Tim Freccia: Life and Death
These portraits represent a body of work created in South Sudan- the world’s youngest nation, now teetering on the brink of failed statehood. I have lived with and documented the major ethnic groups of South Sudan, traveling into all areas of this vast country, which is roughly 1/3 the size of Western Europe.
South Sudan, and its social and political structures are complex. The Dinka and Nuer represent the two largest ethnic groups in South Sudan. Political power has been largely consolidated by the Dinka since the nineteenth century and British colonial rule of The Sudan.
There have been tensions between these two groups for over 100 years. In opposing colonial rule, the Nuer made enemies of the Dinka. In 1991, during the struggle for independence from the North, Dr. Riek Machar Teny Dhurgon- a Nuer, fell out with then leader of the Sudan People’s Liberation Movement/Army, Dr. John Garang- a Dinka, forming a new militia which was secretly supported by Khartoum. Machar and Garang signed a peace agreement in 2002, with Machar returning to the SPLA fold.

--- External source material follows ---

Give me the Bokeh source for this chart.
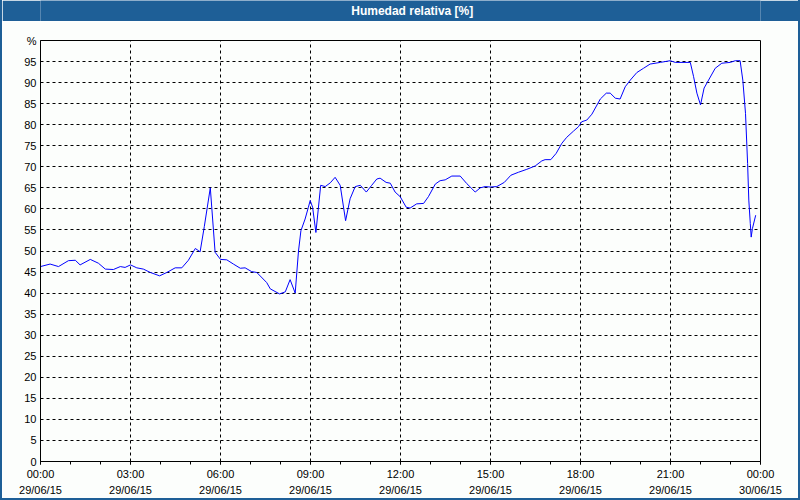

After Garang’s death in 2005, Salva Kiir Mayardit- a Dinka, was named head of the SPLM/A, eventually becoming President of the new nation, with Machar as his Vice President. In late 2013, Kiir accused Machar of an attempted coup de’tat. Machar accused Kiir of corruption and an attempted dictatorship, and fled into the bush of the traditional Nuer homeland, summoning the infamous “White Army” to wage rebellion.
The portraits of the Dinka were created in Yirol, in early 2011, just before South Sudan achieved independence from the North. In the run up to independence, there was a sense of triumph and unity- even ecstasy, throughout South Sudan. After two decades of civil war with the North, and infighting between ethic groups and clans in the South, it seemed peace had finally come. The power had been consolidated within the Dinka ethic group, and despite the excitement of Independence, the smoulderings of ethnic tensions remained. This erupted in December of 2013 as the events unfolded in Juba.
The portraits of the Nuer “White Army” were created in February, 2014, as I joined them in a major campaign on the strategically key oil port of Malakal, in an attempt to wrest power from the Dinka. The White Army is an organic collection of armed Nuer civilian militias, with no central command structure and a mythos of prophecy. Machar summoned this in an attempt to seize power, and had effectively taken control of the oil rich regions of South Sudan by April of 2014.
I have witnessed the humanity of the peoples of South Sudan, and have been deeply moved by it. The current events sadden me greatly and remind me of my inability to fully comprehend the complexity of these ancient social relationships, no matter how close I ever get. It’s easy for many to express compassion, empathy, outrage or even pity for the citizens of South Sudan. I will remain on the fringe, at times suddenly thrust into the middle of it, and do the best I can to capture some of that humanity visually.
It remains to be seen if peace and stability and prosperity can come to the beleaguered citizens- nearly one million displaced, of the world’s newest sovereign state, South Sudan.